In the bit-too-long first act, all the stage action is centered upon Troy, and it is a powerful vehicle for actor Aldo Billingslea (James Earl Jones played Troy in the original Broadway production). Margo Hall, in the part of Rose, Troy’s devoted wife, reaches her excellent stature in Act II. Her soft-spoken voice and calm demeanor are counterbalanced by the energy, teasing nature and inner fortitude Margo Hall brings to the role.

In a somewhat misguided effort to honor the strength of black women, the audience was played snippets of local women sharing their own experiences in response to Rose’s life. I fear that the audience did not understood the context of their remarks, because at first I didn’t get it.
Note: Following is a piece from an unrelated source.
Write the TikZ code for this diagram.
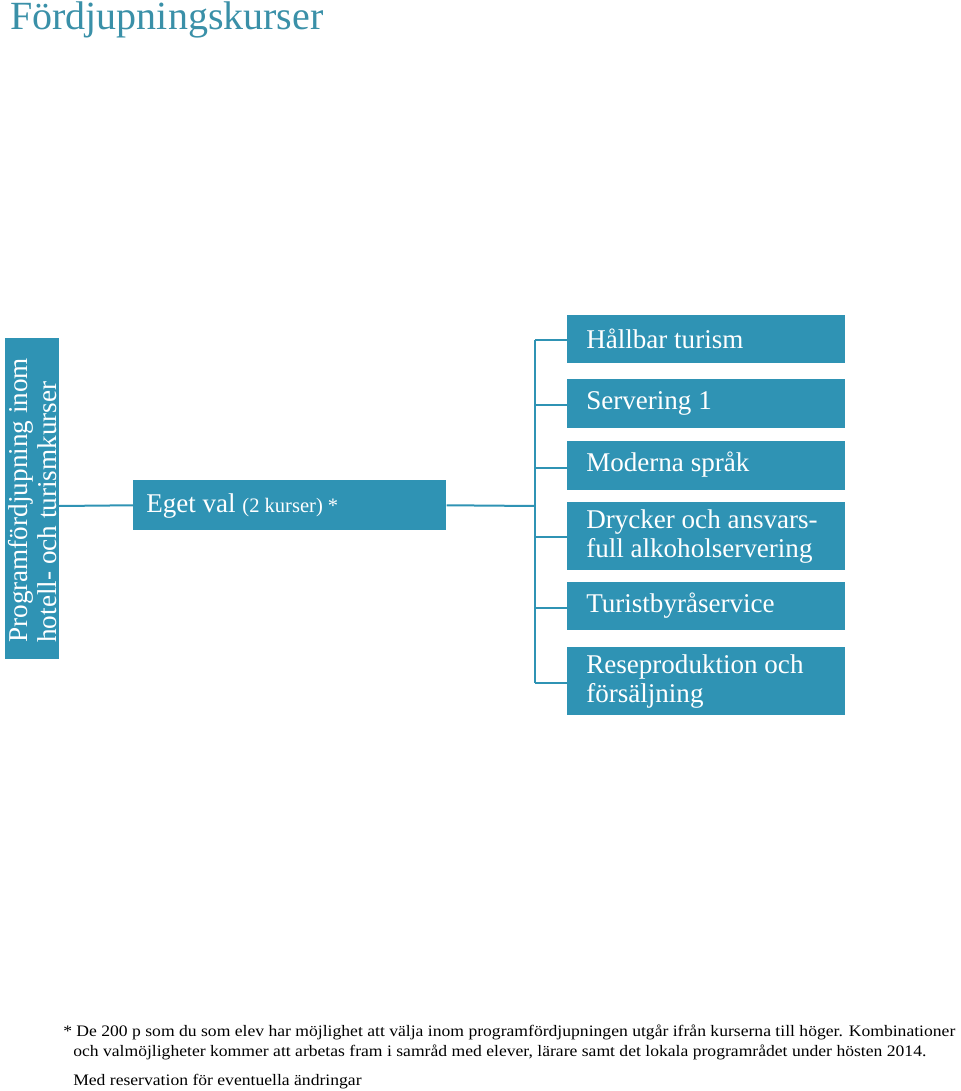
\documentclass[tikz,border=0pt]{standalone}
\usepackage{fontspec}
\setmainfont{Liberation Serif}
\newfontfamily\notefont[FakeStretch=1.1]{Liberation Serif}
\definecolor{boxc}{HTML}{2F93B4}
\definecolor{titlec}{HTML}{3A90A8}
\begin{document}
\begin{tikzpicture}[x=0.75pt,y=-0.75pt,
  box/.style={fill=boxc, draw=none, inner sep=0},
  lbl/.style={text=white, anchor=west, inner sep=0, align=left, font=\fontsize{20.3}{21.75}\selectfont},
  conn/.style={draw=boxc, line width=1.5pt},
  note/.style={anchor=base west, inner sep=0, font=\notefont\fontsize{12}{14}\selectfont}]
\useasboundingbox (0,0) rectangle (960,1091);
\node[anchor=base west, inner sep=0, text=titlec, font=\fontsize{30}{32}\selectfont] (title) at (10,30) {Fördjupningskurser};
% left box
\path[box] (5,338) rectangle (59,659);
\coordinate (lb) at (59,506);
\node[rotate=90, anchor=north west, align=left, inner sep=0, text=white, font=\fontsize{20.4}{22}\selectfont] (ltxt) at (8,643) {Programfördjupning inom\\hotell- och turismkurser};
% eget val
\node[box, minimum width=313*0.75pt, minimum height=50*0.75pt, anchor=north west] (eget) at (133,480) {};
\node[lbl] (egett) at (146,506) {Eget val {\fontsize{15.4}{16}\selectfont(2 kurser) *}};
\draw[conn] (lb) -- (eget.west);
% right boxes
\coordinate (jn) at (535,506);
\draw[conn] (eget.east) -- (jn);
\foreach \n/\y/\h in {b1/315/48, b2/379/49, b3/441/49, b4/502/68, b5/582/48, b6/647/68}{
  \node[box, minimum width=278*0.75pt, minimum height=\h*0.75pt, anchor=north west] (\n) at (567,\y) {};
}
\node[lbl] at (586,339) {Hållbar turism};
\node[lbl] at (586,403) {Servering 1};
\node[lbl] at (586,465) {Moderna språk};
\node[lbl] at (586,537) {Drycker och ansvars-\\full alkoholservering};
\node[lbl] at (586,606) {Turistbyråservice};
\node[lbl] at (586,682) {Reseproduktion och\\försäljning};
\coordinate (vt) at (535,340);
\coordinate (vb) at (535,683);
\draw[conn] (vt) -- (vb);
\foreach \n/\y in {b1/340,b2/405,b3/468,b4/537,b5/608,b6/683}{
  \draw[conn] (535,\y) -- (\n.west |- 535,\y);
}
% footnote
\node[note] (fn1) at (63,1036) {* De 200 p som du som elev har möjlighet att välja inom programfördjupningen utgår ifrån kurserna till höger. Kombinationer};
\node[note] (fn2) at (73,1056) {och valmöjligheter kommer att arbetas fram i samråd med elever, lärare samt det lokala programrådet under hösten 2014.};
\node[note] (fn3) at (73,1085) {Med reservation för eventuella ändringar};
\end{tikzpicture}
\end{document}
In the bucolic serenity of Cal Shakes’ Bruns Amphitheater, it was a touch difficult to experience fully the bare yard of the Maxson’s dilapidated “ancient two-story brick house,” although Michael Locher’s set and the music designed by Mikaal Sulaiman helped create the mood.

I recently was talking with my British cousins about the best United States playwrights. Names such as Tennessee Williams, Arthur Miller, Eugene O’Neill and David Mamet were mentioned. Some, like Lin-Manuel Miranda, are too new to have yet stood the test of time. But August Wilson should definitely be on the short list. “Fences,” one of his ten Pittsburgh Cycle plays, each is set in a different decade, has importance, complexity, eloquence and strength.